◆ What to produce
The lines from the top of the material below through the line containing "Serif', 'Times New" are to be printed exactly, with pictures omitted.
## Begin Excerpted data
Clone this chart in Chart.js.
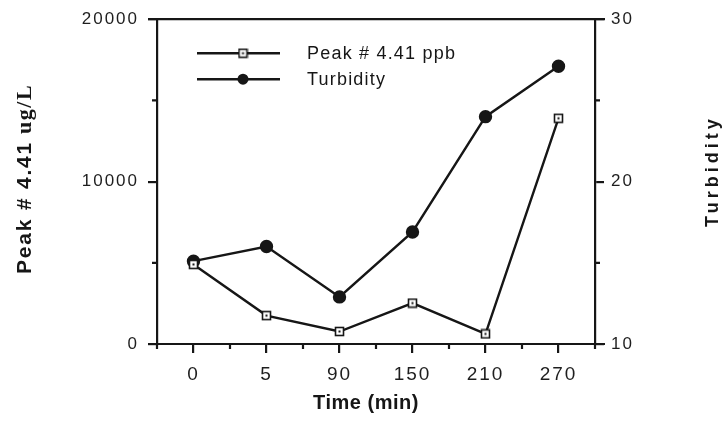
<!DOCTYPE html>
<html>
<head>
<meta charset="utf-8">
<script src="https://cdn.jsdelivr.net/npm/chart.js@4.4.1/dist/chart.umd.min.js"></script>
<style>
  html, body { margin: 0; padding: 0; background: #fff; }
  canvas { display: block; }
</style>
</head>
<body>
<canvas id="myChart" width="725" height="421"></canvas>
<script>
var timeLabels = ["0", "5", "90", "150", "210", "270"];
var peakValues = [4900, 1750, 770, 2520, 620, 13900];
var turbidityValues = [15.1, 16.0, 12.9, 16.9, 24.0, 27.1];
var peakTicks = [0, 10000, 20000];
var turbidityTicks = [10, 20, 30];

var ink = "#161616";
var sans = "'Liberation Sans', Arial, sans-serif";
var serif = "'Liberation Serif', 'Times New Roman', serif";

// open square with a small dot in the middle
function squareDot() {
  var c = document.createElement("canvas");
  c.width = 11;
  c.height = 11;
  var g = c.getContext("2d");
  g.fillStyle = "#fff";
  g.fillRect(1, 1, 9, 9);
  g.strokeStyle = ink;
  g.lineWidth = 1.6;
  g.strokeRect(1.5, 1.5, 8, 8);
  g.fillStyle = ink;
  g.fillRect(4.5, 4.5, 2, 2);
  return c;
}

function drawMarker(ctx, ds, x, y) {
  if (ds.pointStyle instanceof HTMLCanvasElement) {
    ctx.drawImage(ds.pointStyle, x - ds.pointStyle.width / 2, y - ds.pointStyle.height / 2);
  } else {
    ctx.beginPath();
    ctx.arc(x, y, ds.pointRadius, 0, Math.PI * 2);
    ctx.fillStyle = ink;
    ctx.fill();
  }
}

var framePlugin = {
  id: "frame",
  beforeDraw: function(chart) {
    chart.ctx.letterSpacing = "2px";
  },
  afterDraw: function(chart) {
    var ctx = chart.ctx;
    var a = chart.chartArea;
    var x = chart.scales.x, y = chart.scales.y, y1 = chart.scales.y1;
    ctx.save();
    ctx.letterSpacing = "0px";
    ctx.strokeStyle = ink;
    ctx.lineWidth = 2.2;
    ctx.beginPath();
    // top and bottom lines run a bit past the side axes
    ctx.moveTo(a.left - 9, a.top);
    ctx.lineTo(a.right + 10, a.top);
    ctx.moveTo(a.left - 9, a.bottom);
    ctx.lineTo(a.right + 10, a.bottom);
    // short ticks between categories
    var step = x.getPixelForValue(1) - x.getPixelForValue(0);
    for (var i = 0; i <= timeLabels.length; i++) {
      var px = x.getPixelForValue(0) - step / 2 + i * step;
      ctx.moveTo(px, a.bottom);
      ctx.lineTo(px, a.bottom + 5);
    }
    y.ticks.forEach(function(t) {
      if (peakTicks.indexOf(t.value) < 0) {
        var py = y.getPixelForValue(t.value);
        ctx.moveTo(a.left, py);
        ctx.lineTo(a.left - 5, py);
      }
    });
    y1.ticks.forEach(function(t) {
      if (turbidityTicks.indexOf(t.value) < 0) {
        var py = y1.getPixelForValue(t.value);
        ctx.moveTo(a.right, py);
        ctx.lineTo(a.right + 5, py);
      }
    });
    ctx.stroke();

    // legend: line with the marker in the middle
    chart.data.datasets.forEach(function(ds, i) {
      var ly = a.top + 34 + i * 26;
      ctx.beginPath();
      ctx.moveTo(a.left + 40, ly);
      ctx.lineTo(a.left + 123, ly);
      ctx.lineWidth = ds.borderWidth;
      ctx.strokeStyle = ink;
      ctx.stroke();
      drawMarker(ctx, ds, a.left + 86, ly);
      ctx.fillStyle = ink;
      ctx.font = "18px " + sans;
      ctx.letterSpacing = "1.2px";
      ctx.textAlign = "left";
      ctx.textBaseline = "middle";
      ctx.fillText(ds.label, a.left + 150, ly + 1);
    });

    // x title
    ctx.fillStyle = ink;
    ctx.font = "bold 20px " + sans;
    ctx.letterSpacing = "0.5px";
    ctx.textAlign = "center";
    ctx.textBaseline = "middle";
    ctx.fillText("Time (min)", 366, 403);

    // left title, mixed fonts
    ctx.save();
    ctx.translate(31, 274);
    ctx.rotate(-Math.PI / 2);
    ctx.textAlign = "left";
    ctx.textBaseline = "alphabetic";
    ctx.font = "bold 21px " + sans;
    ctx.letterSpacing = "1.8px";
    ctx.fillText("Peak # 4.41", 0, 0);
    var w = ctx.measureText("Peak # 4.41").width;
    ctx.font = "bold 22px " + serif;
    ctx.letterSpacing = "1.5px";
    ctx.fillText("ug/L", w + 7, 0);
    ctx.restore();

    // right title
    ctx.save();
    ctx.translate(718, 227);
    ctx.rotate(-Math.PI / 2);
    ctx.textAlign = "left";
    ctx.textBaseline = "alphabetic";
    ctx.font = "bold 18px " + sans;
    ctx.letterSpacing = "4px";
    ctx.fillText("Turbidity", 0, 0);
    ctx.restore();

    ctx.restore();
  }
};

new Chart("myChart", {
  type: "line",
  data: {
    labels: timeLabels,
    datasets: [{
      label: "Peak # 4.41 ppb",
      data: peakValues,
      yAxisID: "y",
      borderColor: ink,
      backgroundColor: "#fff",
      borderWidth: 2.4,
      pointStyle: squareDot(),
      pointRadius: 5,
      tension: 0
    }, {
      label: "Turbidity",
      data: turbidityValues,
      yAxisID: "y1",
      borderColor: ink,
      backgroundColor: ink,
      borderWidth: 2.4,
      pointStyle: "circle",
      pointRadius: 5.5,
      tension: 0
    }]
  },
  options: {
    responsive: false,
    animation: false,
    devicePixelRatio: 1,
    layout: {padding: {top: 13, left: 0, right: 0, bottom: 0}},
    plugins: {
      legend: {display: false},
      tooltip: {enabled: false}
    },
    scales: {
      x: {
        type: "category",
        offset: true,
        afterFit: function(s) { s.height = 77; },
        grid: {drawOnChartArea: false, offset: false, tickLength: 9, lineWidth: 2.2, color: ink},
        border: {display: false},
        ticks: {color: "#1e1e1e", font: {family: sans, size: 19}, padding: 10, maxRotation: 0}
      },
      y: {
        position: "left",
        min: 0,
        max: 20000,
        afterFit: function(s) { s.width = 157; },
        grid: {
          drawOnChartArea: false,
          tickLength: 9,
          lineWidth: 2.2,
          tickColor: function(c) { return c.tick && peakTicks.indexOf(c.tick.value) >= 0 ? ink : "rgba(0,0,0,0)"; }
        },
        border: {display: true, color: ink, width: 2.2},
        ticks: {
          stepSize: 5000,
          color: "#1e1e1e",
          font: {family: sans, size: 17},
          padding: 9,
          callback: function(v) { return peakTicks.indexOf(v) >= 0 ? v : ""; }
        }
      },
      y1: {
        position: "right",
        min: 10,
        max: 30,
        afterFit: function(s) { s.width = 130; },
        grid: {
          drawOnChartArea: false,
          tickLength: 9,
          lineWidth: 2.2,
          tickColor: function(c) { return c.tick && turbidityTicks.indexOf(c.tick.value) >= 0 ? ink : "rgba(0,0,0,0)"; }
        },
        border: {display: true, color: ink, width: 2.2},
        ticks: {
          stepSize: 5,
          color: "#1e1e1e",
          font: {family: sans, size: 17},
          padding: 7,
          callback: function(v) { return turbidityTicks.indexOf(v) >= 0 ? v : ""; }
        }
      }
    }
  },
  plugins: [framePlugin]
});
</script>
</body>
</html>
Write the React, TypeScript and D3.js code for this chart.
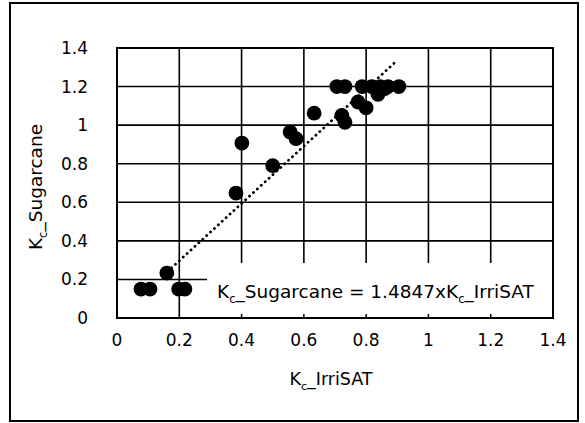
## End Excerpted data
◆ Written reply
Clone this chart in Chart.js.
<!DOCTYPE html>
<html>
<head>
<meta charset="utf-8">
<script src="https://cdn.jsdelivr.net/npm/chart.js@4.4.1/dist/chart.umd.min.js"></script>
<style>
  html, body { margin: 0; padding: 0; background: #fff; }
  canvas { display: block; }
</style>
</head>
<body>
<canvas id="myChart" width="725" height="421"></canvas>
<script>
var timeLabels = ["0", "5", "90", "150", "210", "270"];
var peakValues = [4900, 1750, 770, 2520, 620, 13900];
var turbidityValues = [15.1, 16.0, 12.9, 16.9, 24.0, 27.1];
var peakTicks = [0, 10000, 20000];
var turbidityTicks = [10, 20, 30];

var ink = "#161616";
var sans = "'Liberation Sans', Arial, sans-serif";
var serif = "'Liberation Serif', 'Times New Roman', serif";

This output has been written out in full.